Extracted records

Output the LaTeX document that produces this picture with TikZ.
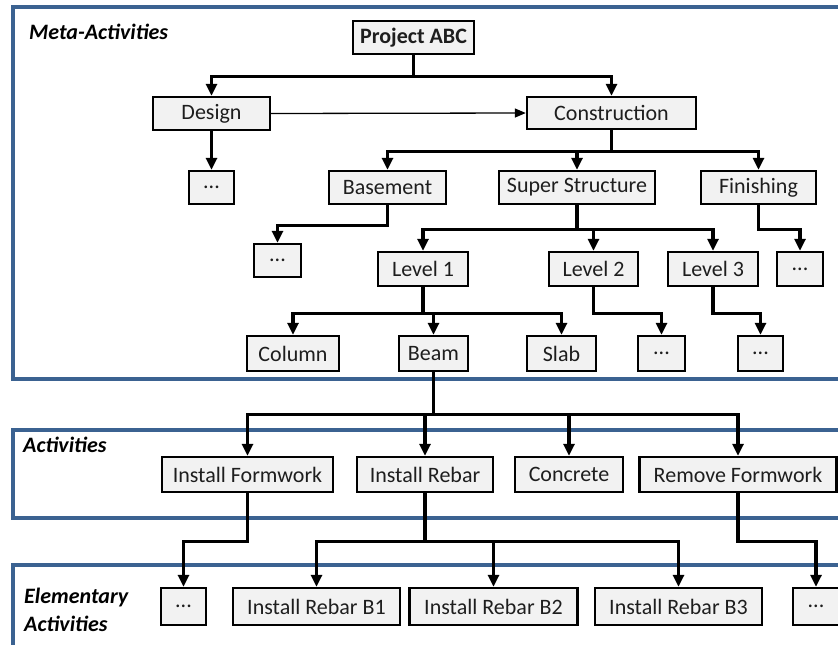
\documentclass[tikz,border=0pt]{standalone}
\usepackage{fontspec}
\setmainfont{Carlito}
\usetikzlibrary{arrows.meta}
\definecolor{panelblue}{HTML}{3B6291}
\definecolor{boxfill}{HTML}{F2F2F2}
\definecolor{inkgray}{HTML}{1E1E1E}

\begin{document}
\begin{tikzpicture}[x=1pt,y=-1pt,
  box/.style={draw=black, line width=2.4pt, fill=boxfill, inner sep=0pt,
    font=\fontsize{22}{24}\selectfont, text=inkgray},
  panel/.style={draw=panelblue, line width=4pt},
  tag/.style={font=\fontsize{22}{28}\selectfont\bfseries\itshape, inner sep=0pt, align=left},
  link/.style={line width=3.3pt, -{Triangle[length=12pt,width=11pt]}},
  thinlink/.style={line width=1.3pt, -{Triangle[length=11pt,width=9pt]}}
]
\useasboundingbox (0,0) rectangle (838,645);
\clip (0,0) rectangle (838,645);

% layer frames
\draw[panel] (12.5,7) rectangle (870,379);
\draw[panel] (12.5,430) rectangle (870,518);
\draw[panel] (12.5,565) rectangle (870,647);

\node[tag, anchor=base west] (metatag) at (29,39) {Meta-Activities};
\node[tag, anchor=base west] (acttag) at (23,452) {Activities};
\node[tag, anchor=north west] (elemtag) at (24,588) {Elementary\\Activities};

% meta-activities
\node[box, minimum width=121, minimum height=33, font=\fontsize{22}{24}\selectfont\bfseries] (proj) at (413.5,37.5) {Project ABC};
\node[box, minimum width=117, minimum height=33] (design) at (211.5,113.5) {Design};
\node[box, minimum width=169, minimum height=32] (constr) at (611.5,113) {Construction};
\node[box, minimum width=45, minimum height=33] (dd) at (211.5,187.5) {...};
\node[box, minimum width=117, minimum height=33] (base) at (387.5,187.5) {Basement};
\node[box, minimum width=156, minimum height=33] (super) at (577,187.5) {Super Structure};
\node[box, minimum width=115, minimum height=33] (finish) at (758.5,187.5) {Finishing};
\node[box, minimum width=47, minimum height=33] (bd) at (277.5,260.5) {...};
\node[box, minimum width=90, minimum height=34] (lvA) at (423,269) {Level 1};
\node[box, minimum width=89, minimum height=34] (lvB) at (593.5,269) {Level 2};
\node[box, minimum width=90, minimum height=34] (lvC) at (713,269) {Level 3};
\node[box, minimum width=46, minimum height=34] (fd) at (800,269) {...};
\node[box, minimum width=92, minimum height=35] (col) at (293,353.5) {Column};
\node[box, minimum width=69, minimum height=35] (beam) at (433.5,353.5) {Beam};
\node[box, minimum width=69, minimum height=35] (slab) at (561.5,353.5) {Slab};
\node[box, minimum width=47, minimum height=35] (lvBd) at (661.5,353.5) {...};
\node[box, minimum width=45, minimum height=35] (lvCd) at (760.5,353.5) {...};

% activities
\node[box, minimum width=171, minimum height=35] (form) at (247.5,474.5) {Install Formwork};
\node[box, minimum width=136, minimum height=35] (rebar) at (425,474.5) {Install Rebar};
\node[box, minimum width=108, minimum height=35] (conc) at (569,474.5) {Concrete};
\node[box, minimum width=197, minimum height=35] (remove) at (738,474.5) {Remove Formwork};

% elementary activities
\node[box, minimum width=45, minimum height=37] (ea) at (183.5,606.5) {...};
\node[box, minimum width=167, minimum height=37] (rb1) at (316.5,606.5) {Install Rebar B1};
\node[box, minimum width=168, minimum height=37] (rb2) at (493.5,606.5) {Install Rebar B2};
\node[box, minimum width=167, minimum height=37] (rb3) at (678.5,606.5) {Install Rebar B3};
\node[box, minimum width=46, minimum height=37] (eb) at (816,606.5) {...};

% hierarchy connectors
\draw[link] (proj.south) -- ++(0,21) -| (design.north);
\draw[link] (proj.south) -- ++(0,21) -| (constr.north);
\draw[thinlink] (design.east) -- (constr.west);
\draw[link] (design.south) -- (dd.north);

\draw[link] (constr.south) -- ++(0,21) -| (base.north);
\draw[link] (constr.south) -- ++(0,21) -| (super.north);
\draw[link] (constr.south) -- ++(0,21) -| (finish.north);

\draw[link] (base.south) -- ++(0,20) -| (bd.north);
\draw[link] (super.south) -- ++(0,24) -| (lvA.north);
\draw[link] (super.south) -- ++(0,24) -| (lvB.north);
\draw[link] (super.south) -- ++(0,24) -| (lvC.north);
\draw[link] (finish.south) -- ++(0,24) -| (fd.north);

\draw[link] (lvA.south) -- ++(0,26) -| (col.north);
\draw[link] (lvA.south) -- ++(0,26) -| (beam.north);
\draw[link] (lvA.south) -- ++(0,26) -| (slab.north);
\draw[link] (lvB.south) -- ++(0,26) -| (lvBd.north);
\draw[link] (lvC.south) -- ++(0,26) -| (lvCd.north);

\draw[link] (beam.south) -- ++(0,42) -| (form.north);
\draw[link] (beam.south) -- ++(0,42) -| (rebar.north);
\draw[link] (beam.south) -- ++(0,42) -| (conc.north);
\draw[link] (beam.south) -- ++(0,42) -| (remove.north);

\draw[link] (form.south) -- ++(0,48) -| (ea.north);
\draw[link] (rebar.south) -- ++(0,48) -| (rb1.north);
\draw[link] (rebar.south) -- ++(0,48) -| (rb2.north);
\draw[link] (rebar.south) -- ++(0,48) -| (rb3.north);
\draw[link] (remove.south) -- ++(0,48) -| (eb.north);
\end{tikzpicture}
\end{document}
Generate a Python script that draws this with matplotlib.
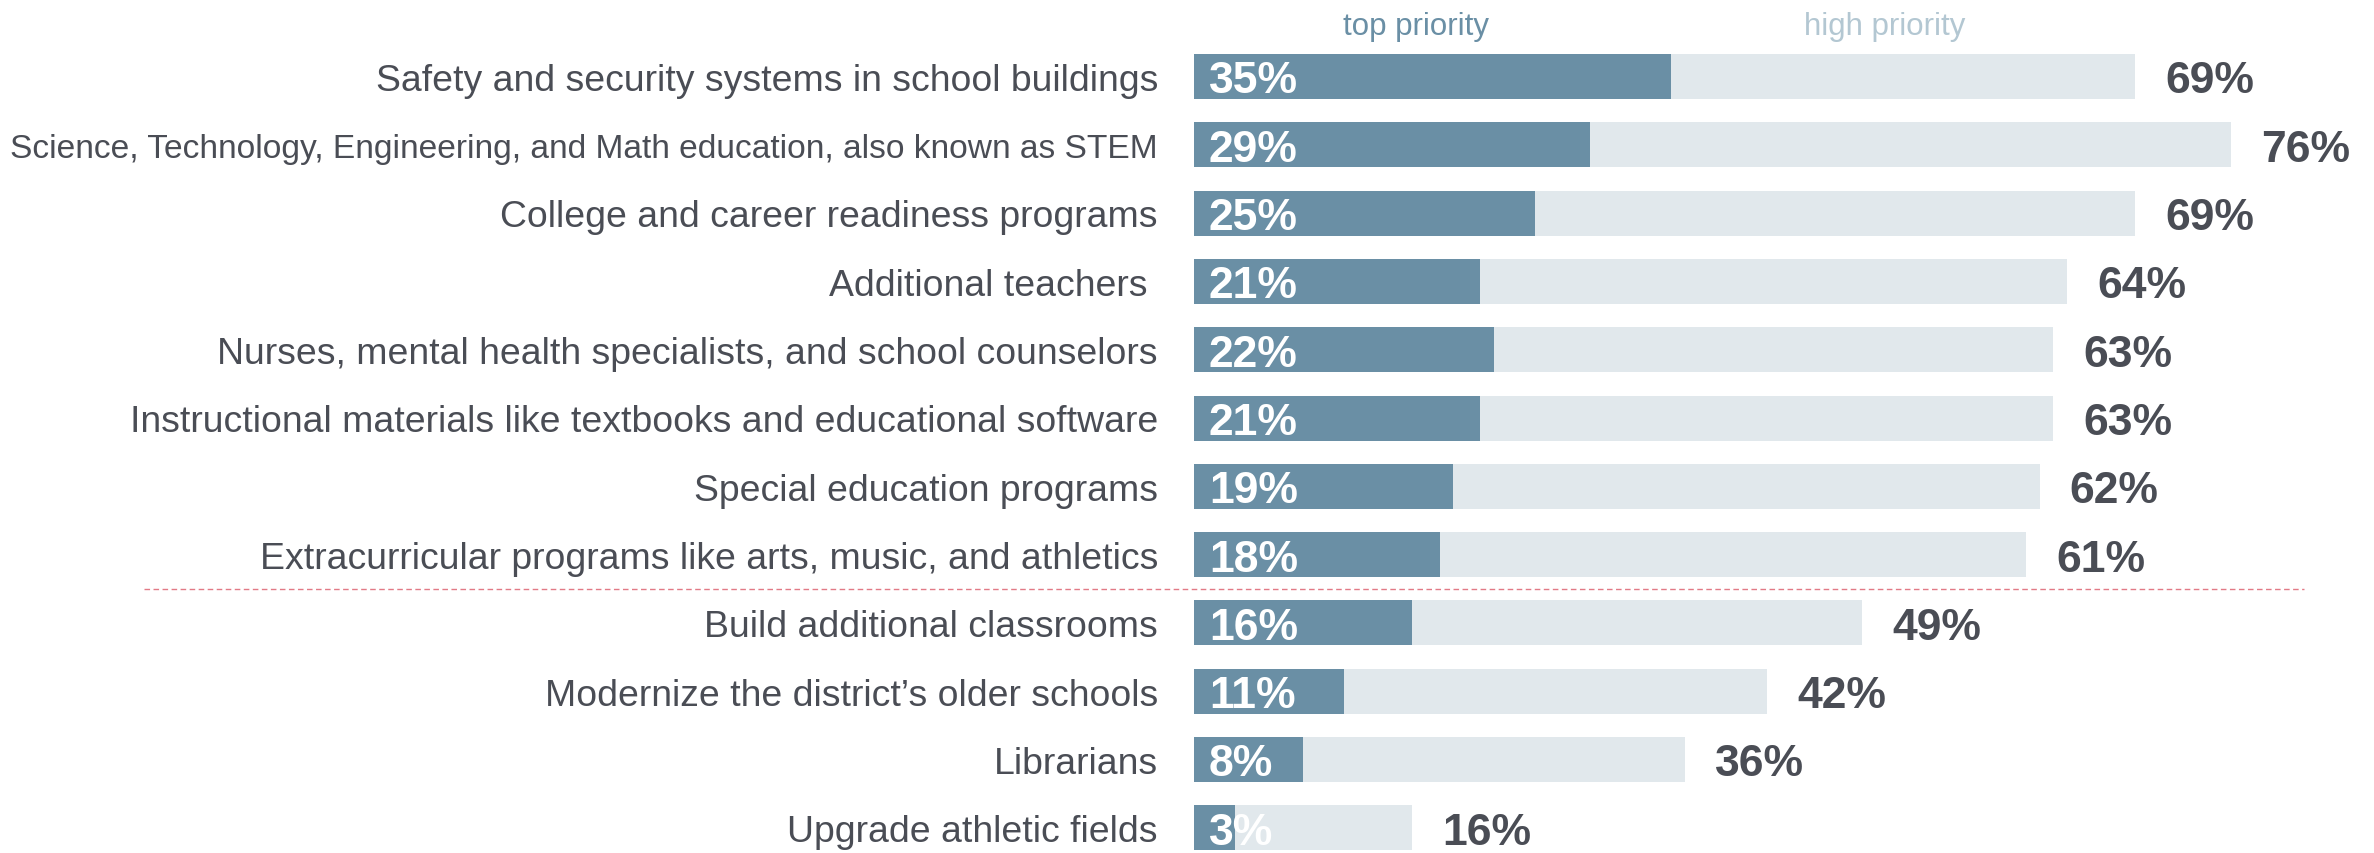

Directions >>
Your task is to restate word for word the lines from the top of the data to the line containing "(12.5,565) rectangle (870,647);", both ends included, with every picture left out.

Solution >>
Output the LaTeX document that produces this picture with TikZ.
\documentclass[tikz,border=0pt]{standalone}
\usepackage{fontspec}
\setmainfont{Carlito}
\usetikzlibrary{arrows.meta}
\definecolor{panelblue}{HTML}{3B6291}
\definecolor{boxfill}{HTML}{F2F2F2}
\definecolor{inkgray}{HTML}{1E1E1E}

\begin{document}
\begin{tikzpicture}[x=1pt,y=-1pt,
  box/.style={draw=black, line width=2.4pt, fill=boxfill, inner sep=0pt,
    font=\fontsize{22}{24}\selectfont, text=inkgray},
  panel/.style={draw=panelblue, line width=4pt},
  tag/.style={font=\fontsize{22}{28}\selectfont\bfseries\itshape, inner sep=0pt, align=left},
  link/.style={line width=3.3pt, -{Triangle[length=12pt,width=11pt]}},
  thinlink/.style={line width=1.3pt, -{Triangle[length=11pt,width=9pt]}}
]
\useasboundingbox (0,0) rectangle (838,645);
\clip (0,0) rectangle (838,645);

% layer frames
\draw[panel] (12.5,7) rectangle (870,379);
\draw[panel] (12.5,430) rectangle (870,518);
\draw[panel] (12.5,565) rectangle (870,647);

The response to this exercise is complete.